An “Ecological Transition Community” fuels the French Cour des Comptes with Tools
By Éric Allain, Senior auditor, President of the Energy Division, and Sandrine Crouzet, Regional Audit Chamber First Advisor.
Considering the rise in environmental concerns and the growing importance of ecological transition issues in all national and local public policies, the French Cour des comptes, the supreme audit institution (SAI) that forms the financial jurisdictions with the regional and territorial audit chambers (CRTCs), has organized with the latter to strengthen the relevance of their audit and assessment work in these areas, which already account for a growing share of their scheduled work.
While the aim is to step up the pressure of audits on these subjects, which represent growing public financial stakes (in terms of budget spending, taxation, but also “ecological debt”), it is also necessary to strengthen auditors’ capabilities on these complex, sometimes controversial subjects. An original approach has been taken, in the form of an “Ecological Transition Community” (ETC).
The financial jurisdictions’ ecological transition community was created in February 2021 with the aim of promoting and fostering ecological transition control, whether at the level of the French Court’s chambers or CRTCs.
The community is made up of two co-leaders, one a magistrate at the Court and the other at the CRTC, and referents (or representative) within each chamber (Court and CRTC), the General Prosecutor’s Office and each of the Court’s support departments.

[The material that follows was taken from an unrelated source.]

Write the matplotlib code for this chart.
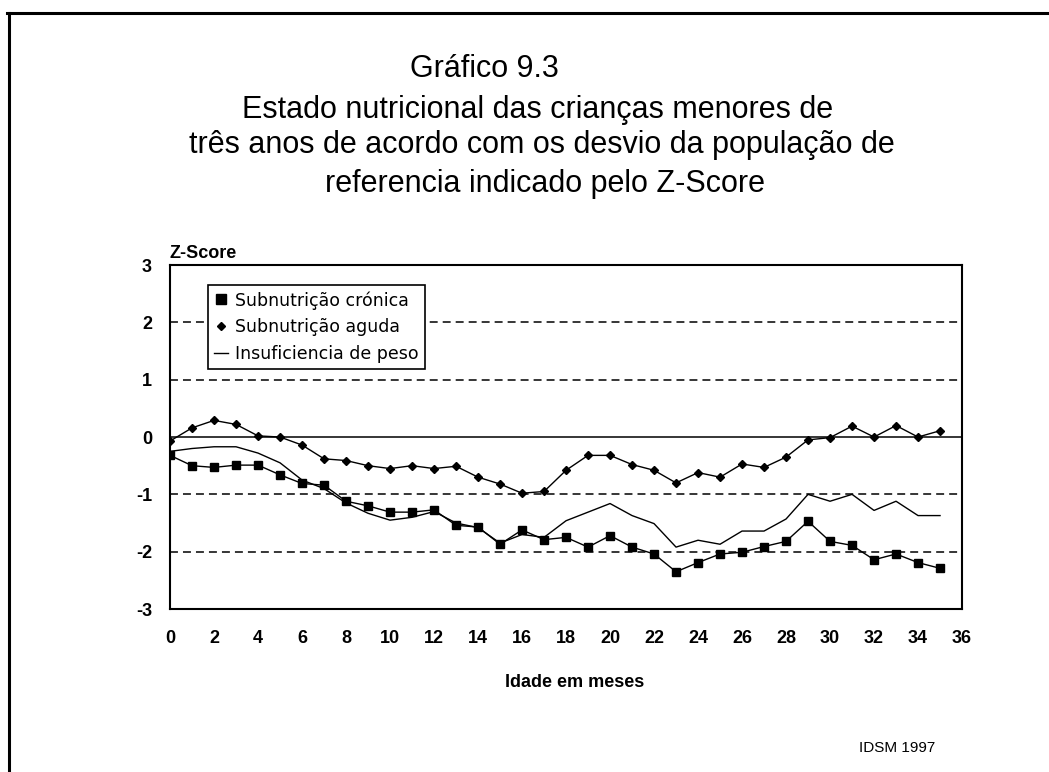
import matplotlib
matplotlib.use('Agg')
import matplotlib.pyplot as plt
import numpy as np
from matplotlib.lines import Line2D

plt.rcParams['font.family'] = ['Liberation Sans', 'DejaVu Sans']
plt.rcParams['axes.unicode_minus'] = False

# idade em meses
meses = list(range(36))

# Z-Score por mes
cronica = [-0.32, -0.50, -0.53, -0.49, -0.49, -0.66, -0.81, -0.84, -1.12, -1.20,
           -1.31, -1.31, -1.27, -1.54, -1.57, -1.87, -1.62, -1.79, -1.75, -1.92,
           -1.72, -1.92, -2.04, -2.35, -2.19, -2.04, -2.01, -1.91, -1.82, -1.47,
           -1.82, -1.89, -2.14, -2.04, -2.19, -2.29]
aguda = [-0.07, 0.16, 0.29, 0.22, 0.02, 0.00, -0.14, -0.38, -0.41, -0.50,
         -0.55, -0.50, -0.55, -0.51, -0.70, -0.82, -0.98, -0.95, -0.58, -0.32,
         -0.32, -0.48, -0.58, -0.80, -0.62, -0.70, -0.47, -0.53, -0.35, -0.05,
         -0.01, 0.19, 0.00, 0.20, 0.00, 0.11]
peso = [-0.25, -0.20, -0.17, -0.17, -0.28, -0.45, -0.75, -0.90, -1.15, -1.33,
        -1.45, -1.40, -1.30, -1.50, -1.58, -1.85, -1.70, -1.75, -1.46, -1.31,
        -1.16, -1.37, -1.51, -1.92, -1.80, -1.87, -1.64, -1.64, -1.43, -1.00,
        -1.12, -1.00, -1.28, -1.12, -1.37, -1.37]

legendas = ['Subnutrição crónica', 'Subnutrição aguda', 'Insuficiencia de peso']
xticks = list(range(0, 37, 2))
yticks = [-3, -2, -1, 0, 1, 2, 3]

fig = plt.figure(figsize=(10.49, 7.72), dpi=100)
ax = fig.add_axes([0.1621, 0.2111, 0.755, 0.4456])

# linhas de grade
for y in [2, 1, -1, -2]:
    ax.axhline(y, color='black', lw=1.1, ls=(0, (5.2, 3.3)), zorder=1)
ax.axhline(0, color='black', lw=1.1, zorder=1)

ax.plot(meses, peso, color='black', lw=1.0, zorder=2)
ax.plot(meses, aguda, color='black', lw=1.0, marker='D', ms=4, zorder=3)
ax.plot(meses, cronica, color='black', lw=1.0, marker='s', ms=6, zorder=4)

ax.set_xlim(0, 36)
ax.set_ylim(-3, 3)
ax.set_xticks(xticks)
ax.set_yticks(yticks)
ax.tick_params(length=0)
ax.tick_params(axis='x', pad=15)
ax.tick_params(axis='y', pad=13)
for lab in ax.get_xticklabels() + ax.get_yticklabels():
    lab.set_fontweight('bold')
    lab.set_fontsize(13)
for s in ax.spines.values():
    s.set_linewidth(1.5)

handles = [Line2D([], [], color='black', marker='s', ms=6.5, ls='none'),
           Line2D([], [], color='black', marker='D', ms=4, ls='none'),
           Line2D([], [], color='black', lw=1.0)]
leg = ax.legend(handles, legendas, loc='upper left', bbox_to_anchor=(0.048, 0.942),
                fancybox=False, framealpha=1, edgecolor='black', handlelength=0.8,
                handletextpad=0.4, borderpad=0.35, labelspacing=0.5, borderaxespad=0,
                prop={'family': 'DejaVu Sans', 'size': 12.5})
leg.get_frame().set_linewidth(1.2)

fig.text(170 / 1049, 1 - 258 / 772, 'Z-Score', fontsize=13, fontweight='bold',
         ha='left', va='baseline')
fig.text(575 / 1049, 1 - 687 / 772, 'Idade em meses', fontsize=13, fontweight='bold',
         ha='center', va='baseline')

# titulo
fig.text(484 / 1049, 1 - 77 / 772, 'Gráfico 9.3', fontsize=22, ha='center', va='baseline')
fig.text(538 / 1049, 1 - 118 / 772, 'Estado nutricional das crianças menores de',
         fontsize=22, ha='center', va='baseline')
fig.text(542 / 1049, 1 - 153 / 772, 'três anos de acordo com os desvio da população de',
         fontsize=22, ha='center', va='baseline')
fig.text(545 / 1049, 1 - 192 / 772, 'referencia indicado pelo Z-Score',
         fontsize=22, ha='center', va='baseline')

fig.text(897 / 1049, 1 - 752 / 772, 'IDSM 1997', fontsize=11, ha='center', va='baseline')

# moldura
fig.add_artist(Line2D([8.5 / 1049, 8.5 / 1049], [0, 1 - 12.5 / 772], color='black', lw=2.2,
                      transform=fig.transFigure))
fig.add_artist(Line2D([7 / 1049, 1], [1 - 12.5 / 772, 1 - 12.5 / 772], color='black', lw=2.2,
                      transform=fig.transFigure))

fig.savefig('out.png', dpi=100)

Meeting on a monthly basis and also divided into working groups, the ecological transition community provides all control teams with tools to help them better master the challenges of ecological transition and include this cross-functional dimension in their controls:
- A monthly newsletter, with articles on the ecological transition, global warming, decarbonization of several sectors (energy, agriculture, transport) and regional planning for the transition;
- Feedback from audits in the form of meetings/video conferences/other events held at the Court or at CRC on an area of ecological transition. This monthly feedback is open to all;
- A guide in “wiki” format that is collaborative, for auditing the ecological transition of local authorities. Each of the guide’s sheets sets out the issues at stake in the topic covered, recalls the regulatory obligations for carrying out a regularity audit, and proposes a questionnaire that can be reused by audit teams. The guide also presents a methodology for integrating the transition audit into all the aspects usually present in an audit of accounts and management (financial analysis, human resources, budget steering, assets). The guide has been available to audit teams since November 2023.
- Conferences or webinars, two or three times a year, during which external speakers present financing mechanisms for the ecological transition, think-tank reports on the subject, evaluation mechanisms, etc.
- Training, in conjunction with the job-support center, either on the ecological transition itself or on sectoral ecological transition control methods
- A documentation area for easy access to all these tools.
The ETC works continuously to improve existing tools: the format chosen for the control guide allows for the addition of sheets, links with other thematic control guides including sections on the ecological transition, and regular updating of regulatory references. A working group, made up of referents and non-referents, drafts and reviews the sheets on a collegial basis.
The more recent creation of two other working groups is increasing the community’s thinking on transition control:
- an “international” working group, with the participation of the Court’s international department, will identify the methodologies and best practices applied in other supreme audit institutions, interview foreign experts and strengthen the participation of French financial jurisdictions within INTOSAI and other international institutions gathering SAIs, as well as in existing partnerships;
- a think-tank on environmental accounting and green budgets has also been set up, with the aim of looking into control methods that are still little-known today(1) and joining in current discussions on how to take account of the ecological transition in accounting.
Since the creation of the community, the number of referents per chamber has increased (up to three referents appointed by the Chairman of the Chamber). Some CRTCs have also set up internal ecological transition centers. Their role is to propose audits on this theme in their chamber’s programming, to support colleagues wishing to introduce an ecological transition component into their audits, and to set up in-house training programs to enhance agents’ skills.
The work carried out over the past two years by the ecological transition community, now well identified within the financial jurisdictions, will serve as a basis to facilitate everyone’s work with a view to the annual report on ecological transition, announced by the First President of the Cour des comptes and scheduled for publication in September 2025. This prospect encourages the community to refine its tools and promote local training through referents.
The increase in the number of referents, as well as in the number of participants in the monthly feedback sessions, demonstrates the growing interest of our colleagues in these issues. In this sense, the community has achieved part of its objectives: it has demonstrated that transition control is not the exclusive domain of certain control teams, but can, and indeed should, be practiced by all; it has strengthened the capacity for action of financial jurisdictions in this field.
These efforts must be maintained to ensure that the ecological transition becomes as systematic an area of control as human resources, financial analysis, gender equality or real estate policy. The next step will be to make the ecological transition not just an area of control, but a cross-cutting issue in all aspects of financial and management controls, and in all public policy evaluations.